EXERCISE INSTRUCTIONS -
Include the line with "const marginTicks = [0, 5, 10, 15, 20];" and every line before it in the entries below, echoed exactly, but not the pictures.

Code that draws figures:
** START **

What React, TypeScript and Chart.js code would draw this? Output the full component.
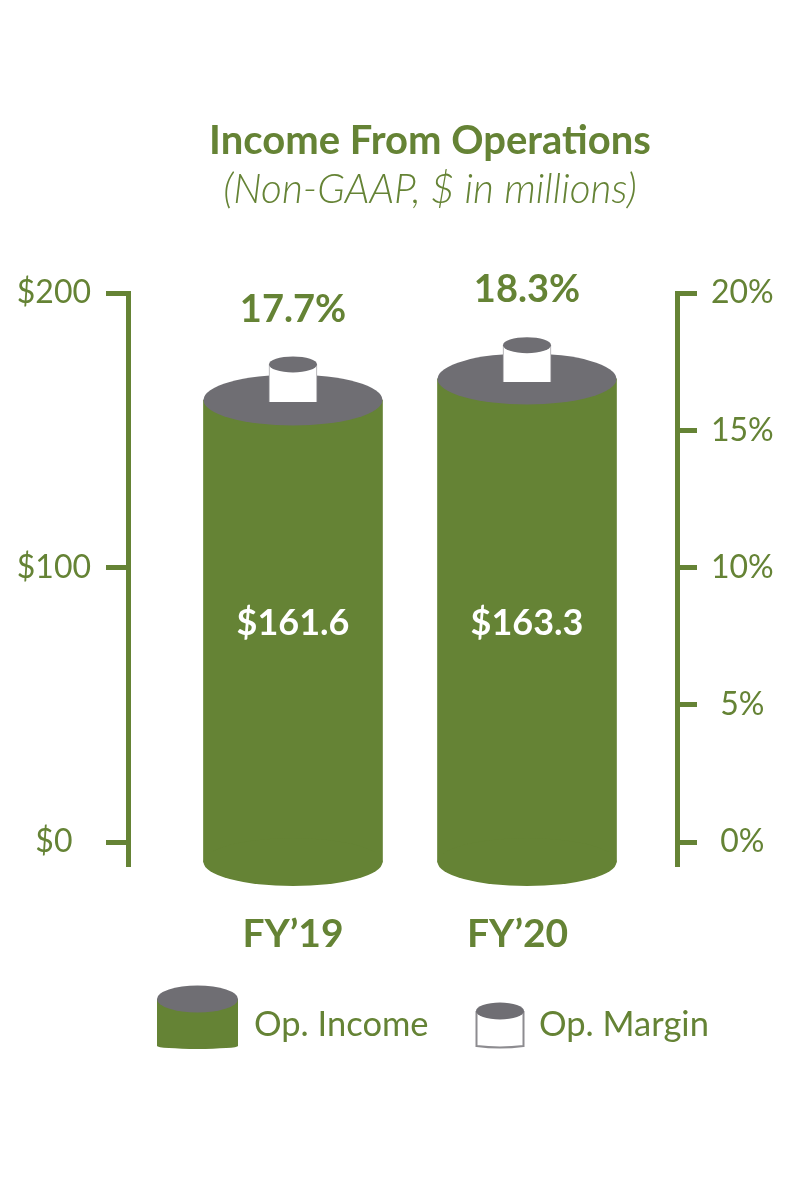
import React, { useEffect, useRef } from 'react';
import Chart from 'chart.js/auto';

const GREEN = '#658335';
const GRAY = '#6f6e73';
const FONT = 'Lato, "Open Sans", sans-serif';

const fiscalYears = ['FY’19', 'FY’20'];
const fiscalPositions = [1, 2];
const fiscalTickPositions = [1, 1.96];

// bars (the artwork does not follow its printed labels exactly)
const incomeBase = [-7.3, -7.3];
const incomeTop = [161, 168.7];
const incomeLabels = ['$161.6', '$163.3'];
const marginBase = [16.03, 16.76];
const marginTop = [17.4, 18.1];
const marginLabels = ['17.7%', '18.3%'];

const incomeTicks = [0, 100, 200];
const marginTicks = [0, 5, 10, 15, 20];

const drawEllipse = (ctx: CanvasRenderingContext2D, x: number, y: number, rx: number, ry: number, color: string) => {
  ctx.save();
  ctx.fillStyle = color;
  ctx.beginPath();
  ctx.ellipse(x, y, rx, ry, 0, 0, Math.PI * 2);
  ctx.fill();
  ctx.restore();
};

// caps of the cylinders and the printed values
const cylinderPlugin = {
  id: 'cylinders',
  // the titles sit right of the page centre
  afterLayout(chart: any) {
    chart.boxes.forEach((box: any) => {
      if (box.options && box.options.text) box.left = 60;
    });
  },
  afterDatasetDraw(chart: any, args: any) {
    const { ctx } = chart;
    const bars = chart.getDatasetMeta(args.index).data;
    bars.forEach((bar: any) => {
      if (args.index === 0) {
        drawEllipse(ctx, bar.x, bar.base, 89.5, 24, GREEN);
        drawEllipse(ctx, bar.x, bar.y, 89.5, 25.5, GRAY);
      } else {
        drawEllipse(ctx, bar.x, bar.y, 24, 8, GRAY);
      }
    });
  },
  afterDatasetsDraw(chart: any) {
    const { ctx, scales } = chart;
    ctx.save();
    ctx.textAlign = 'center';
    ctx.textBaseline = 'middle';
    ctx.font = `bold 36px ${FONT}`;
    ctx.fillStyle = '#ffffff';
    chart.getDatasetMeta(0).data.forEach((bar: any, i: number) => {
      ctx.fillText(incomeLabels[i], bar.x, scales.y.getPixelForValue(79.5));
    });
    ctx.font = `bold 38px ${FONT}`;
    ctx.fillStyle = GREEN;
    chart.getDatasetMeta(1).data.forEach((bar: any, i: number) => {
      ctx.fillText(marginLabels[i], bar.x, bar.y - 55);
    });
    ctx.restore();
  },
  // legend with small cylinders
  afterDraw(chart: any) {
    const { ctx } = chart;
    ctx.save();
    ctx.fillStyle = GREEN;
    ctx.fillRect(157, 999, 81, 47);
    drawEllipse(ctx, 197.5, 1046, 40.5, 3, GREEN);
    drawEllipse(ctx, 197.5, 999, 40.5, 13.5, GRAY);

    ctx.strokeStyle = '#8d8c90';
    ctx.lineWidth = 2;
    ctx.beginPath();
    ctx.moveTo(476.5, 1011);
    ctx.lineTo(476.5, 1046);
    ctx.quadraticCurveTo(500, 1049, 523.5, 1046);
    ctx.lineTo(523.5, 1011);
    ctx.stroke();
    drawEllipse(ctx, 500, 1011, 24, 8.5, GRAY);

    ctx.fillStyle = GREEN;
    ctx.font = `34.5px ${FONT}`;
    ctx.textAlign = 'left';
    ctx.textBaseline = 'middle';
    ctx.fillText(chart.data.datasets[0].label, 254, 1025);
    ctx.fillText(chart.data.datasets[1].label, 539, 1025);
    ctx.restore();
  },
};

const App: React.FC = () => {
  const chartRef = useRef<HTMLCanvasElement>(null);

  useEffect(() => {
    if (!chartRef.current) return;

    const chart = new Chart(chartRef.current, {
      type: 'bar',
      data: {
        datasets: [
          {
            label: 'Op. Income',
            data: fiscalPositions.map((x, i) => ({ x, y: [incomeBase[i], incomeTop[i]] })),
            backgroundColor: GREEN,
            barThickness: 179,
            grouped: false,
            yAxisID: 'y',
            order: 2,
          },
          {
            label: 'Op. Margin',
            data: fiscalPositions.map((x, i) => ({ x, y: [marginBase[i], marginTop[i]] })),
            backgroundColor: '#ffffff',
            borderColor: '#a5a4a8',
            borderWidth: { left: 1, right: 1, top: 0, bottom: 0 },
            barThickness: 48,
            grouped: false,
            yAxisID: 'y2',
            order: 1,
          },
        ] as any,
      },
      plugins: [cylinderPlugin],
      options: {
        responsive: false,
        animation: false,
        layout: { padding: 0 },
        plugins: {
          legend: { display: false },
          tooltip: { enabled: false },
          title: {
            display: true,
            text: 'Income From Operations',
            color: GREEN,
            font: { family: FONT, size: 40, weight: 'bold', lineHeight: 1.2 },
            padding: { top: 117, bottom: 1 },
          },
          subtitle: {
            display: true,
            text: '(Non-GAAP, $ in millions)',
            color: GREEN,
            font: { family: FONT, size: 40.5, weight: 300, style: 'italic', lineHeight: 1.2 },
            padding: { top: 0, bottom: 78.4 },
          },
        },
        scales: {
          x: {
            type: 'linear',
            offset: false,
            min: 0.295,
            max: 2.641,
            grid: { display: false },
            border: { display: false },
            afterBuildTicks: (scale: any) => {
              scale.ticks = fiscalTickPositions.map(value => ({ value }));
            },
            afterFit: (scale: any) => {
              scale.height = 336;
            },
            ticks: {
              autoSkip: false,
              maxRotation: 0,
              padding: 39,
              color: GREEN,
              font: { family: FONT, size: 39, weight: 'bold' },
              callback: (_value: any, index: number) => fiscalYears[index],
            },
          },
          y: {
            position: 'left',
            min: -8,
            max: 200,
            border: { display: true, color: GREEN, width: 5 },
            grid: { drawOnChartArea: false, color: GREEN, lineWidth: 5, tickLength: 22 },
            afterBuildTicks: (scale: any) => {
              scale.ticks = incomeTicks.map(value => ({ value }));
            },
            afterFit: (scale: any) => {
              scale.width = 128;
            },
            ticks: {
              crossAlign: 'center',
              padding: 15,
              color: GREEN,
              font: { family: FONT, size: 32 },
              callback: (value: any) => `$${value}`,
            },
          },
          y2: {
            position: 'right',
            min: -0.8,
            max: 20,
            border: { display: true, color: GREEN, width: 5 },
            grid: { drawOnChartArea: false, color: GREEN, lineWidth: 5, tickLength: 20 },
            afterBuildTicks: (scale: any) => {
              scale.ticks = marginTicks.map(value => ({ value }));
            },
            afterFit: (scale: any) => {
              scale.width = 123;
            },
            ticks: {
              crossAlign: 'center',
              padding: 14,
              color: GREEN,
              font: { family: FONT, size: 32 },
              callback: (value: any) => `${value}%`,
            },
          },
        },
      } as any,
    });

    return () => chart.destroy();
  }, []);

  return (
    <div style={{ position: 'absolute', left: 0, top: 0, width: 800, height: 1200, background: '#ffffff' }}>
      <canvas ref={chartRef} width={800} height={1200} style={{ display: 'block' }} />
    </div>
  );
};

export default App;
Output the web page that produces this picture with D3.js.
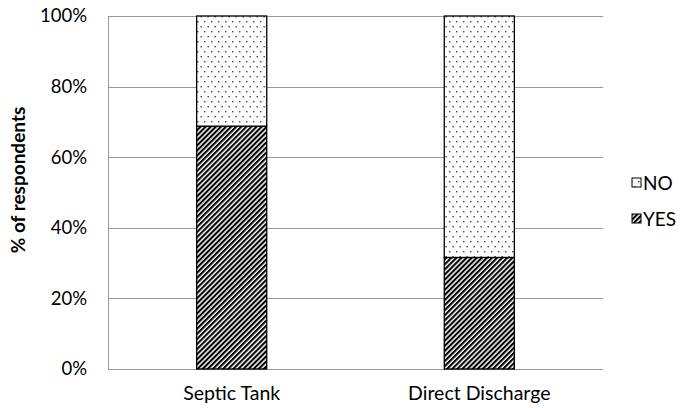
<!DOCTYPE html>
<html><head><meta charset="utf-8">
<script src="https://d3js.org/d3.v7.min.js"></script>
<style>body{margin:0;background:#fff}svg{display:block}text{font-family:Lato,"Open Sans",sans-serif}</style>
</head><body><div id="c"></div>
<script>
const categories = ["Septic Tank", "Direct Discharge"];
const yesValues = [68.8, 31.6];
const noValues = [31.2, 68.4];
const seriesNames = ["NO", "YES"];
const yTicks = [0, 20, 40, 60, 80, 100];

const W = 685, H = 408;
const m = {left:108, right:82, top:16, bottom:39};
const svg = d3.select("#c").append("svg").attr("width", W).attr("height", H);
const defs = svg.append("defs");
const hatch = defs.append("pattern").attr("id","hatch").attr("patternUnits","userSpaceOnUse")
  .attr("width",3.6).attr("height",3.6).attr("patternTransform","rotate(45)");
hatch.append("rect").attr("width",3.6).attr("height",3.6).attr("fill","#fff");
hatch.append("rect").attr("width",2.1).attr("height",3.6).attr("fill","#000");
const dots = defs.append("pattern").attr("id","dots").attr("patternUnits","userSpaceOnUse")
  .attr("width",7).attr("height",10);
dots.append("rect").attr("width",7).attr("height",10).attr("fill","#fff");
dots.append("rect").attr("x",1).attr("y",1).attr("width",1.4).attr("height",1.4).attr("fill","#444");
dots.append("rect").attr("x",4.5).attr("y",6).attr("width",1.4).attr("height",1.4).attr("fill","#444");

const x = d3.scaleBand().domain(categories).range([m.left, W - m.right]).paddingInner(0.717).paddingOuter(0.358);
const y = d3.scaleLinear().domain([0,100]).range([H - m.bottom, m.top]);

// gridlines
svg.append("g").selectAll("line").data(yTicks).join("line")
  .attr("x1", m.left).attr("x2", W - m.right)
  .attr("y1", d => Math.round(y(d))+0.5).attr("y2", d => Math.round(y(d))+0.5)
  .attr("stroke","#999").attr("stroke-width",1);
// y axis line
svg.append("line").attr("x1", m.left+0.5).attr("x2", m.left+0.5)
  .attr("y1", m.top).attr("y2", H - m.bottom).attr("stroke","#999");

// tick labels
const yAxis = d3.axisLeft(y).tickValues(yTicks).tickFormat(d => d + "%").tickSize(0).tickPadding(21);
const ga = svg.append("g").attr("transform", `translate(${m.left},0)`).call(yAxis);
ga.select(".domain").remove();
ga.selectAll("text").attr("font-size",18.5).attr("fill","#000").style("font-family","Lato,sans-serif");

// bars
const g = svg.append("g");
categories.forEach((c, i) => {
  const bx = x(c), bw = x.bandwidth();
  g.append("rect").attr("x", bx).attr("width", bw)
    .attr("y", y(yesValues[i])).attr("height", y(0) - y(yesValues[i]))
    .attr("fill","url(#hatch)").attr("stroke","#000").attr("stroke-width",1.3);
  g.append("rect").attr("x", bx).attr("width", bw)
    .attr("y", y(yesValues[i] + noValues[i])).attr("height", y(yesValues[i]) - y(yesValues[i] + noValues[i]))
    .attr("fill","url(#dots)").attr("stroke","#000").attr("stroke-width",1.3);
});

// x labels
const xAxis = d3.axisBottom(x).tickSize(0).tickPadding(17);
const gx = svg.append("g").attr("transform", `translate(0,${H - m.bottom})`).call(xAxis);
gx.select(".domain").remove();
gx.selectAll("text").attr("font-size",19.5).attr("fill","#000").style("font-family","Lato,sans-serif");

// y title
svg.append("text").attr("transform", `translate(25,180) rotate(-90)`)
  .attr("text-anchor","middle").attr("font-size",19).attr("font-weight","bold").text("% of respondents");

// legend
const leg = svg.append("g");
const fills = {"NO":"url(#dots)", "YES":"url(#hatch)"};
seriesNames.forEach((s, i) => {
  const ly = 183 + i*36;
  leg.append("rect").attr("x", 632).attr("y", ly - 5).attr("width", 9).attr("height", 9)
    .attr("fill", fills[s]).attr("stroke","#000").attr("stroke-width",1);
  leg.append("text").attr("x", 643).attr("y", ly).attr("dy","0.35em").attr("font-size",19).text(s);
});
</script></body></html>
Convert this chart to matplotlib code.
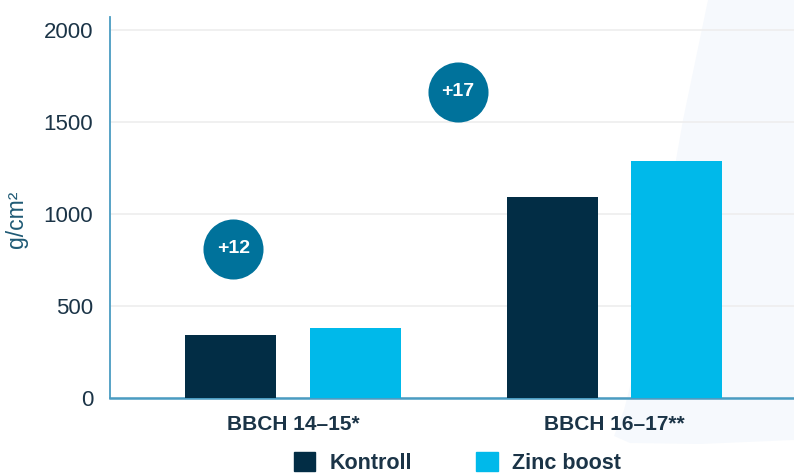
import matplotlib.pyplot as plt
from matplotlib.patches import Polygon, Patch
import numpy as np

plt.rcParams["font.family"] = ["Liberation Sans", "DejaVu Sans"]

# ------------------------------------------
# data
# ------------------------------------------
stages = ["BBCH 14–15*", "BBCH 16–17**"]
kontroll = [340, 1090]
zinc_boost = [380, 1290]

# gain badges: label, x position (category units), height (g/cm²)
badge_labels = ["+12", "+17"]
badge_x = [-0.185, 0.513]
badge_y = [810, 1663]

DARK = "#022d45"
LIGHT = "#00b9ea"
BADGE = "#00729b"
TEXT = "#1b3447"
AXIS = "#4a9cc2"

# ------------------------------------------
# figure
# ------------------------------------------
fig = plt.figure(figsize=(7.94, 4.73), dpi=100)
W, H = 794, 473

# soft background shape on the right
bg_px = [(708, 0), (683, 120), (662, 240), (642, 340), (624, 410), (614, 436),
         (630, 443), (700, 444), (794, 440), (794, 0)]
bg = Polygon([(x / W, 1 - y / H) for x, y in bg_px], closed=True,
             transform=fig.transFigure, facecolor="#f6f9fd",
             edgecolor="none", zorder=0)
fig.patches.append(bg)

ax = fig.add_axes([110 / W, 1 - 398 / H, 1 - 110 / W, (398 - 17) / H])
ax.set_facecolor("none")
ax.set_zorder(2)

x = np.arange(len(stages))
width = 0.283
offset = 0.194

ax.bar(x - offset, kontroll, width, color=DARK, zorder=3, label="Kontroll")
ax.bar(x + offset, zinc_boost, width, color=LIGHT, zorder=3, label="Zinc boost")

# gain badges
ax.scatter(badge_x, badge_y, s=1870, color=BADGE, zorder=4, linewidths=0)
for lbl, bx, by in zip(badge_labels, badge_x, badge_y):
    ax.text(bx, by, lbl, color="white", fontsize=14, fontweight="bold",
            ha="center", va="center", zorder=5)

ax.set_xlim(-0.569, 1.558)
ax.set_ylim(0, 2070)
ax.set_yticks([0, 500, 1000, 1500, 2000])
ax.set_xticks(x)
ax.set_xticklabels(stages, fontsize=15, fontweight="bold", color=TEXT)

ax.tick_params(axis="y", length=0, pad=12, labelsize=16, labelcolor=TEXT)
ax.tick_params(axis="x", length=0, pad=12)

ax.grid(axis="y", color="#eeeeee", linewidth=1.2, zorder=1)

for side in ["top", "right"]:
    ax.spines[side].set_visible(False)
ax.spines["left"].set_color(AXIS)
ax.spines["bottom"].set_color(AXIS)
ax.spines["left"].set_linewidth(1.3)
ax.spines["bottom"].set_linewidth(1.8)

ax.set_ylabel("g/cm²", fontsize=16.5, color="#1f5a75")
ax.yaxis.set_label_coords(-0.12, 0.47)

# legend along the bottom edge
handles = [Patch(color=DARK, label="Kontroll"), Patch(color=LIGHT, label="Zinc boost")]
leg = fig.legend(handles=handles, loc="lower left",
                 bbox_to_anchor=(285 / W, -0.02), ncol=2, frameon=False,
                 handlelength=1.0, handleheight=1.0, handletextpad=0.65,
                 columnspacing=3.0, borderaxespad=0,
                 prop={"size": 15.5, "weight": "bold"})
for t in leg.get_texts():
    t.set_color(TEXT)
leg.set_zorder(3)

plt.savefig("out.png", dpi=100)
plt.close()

** END **

ANSWER TO THE PROBLEM -
What React, TypeScript and Chart.js code would draw this? Output the full component.
import React, { useEffect, useRef } from 'react';
import Chart from 'chart.js/auto';

const GREEN = '#658335';
const GRAY = '#6f6e73';
const FONT = 'Lato, "Open Sans", sans-serif';

const fiscalYears = ['FY’19', 'FY’20'];
const fiscalPositions = [1, 2];
const fiscalTickPositions = [1, 1.96];

// bars (the artwork does not follow its printed labels exactly)
const incomeBase = [-7.3, -7.3];
const incomeTop = [161, 168.7];
const incomeLabels = ['$161.6', '$163.3'];
const marginBase = [16.03, 16.76];
const marginTop = [17.4, 18.1];
const marginLabels = ['17.7%', '18.3%'];

const incomeTicks = [0, 100, 200];
const marginTicks = [0, 5, 10, 15, 20];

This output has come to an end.